Dinamização e reabilitação
Os bilhetes para sexta-feira e sábado estão esgotados. Resta domingo, e depois as edições de 2019 e 2020. Fernando Medina está confiante de que, depois deste festival, “muita coisa vai mudar na forma como olhamos para este espaço, para a potencialidade que tem e como um espaço com uma história tão mágica como sombria”. Com a nota de constante otimismo que o distingue, o autarca disse aos jornalistas estar seguro de que “depois deste festival vão aparecer muitas ideias de como este espaço pode ser utilizado.
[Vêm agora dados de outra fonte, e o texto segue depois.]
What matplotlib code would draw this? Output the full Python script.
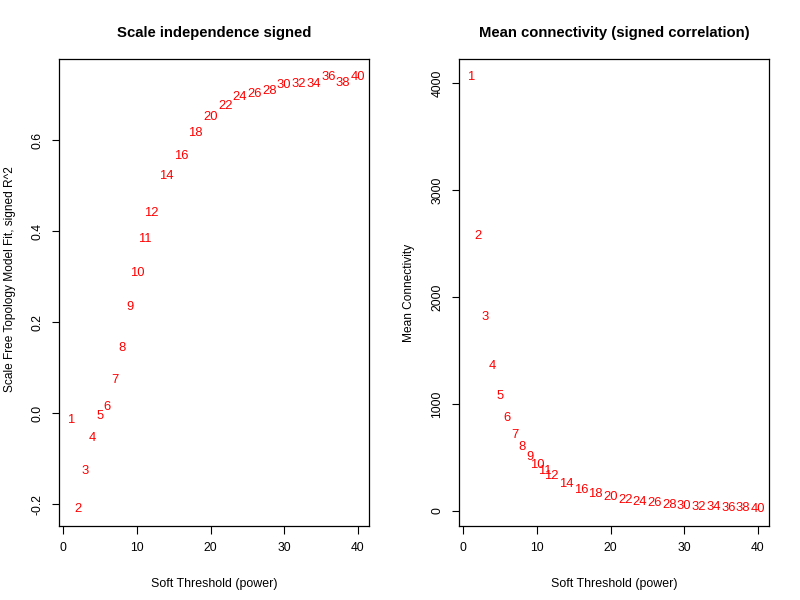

Não tenho dúvida que nas próximas semanas a minha mesa vai estar cheia de propostas e de ideias criativas para este espaço”. Medina adiantou que, depois da revitalização do Panorâmico, há um outro projeto na mira da autarquia: “Talvez o maior projeto em que estamos envolvidos neste momento é a recuperação de toda a área da Manutenção Militar, uma antiga fábrica que estava abandonada na zona oriental da cidade, e que será um espaço para empresas e artistas.” O autarca revelou também que recentemente visitou “galerias do Metro, que hoje não estão utilizadas, e são espaços que podem ganhar uma nova vida”.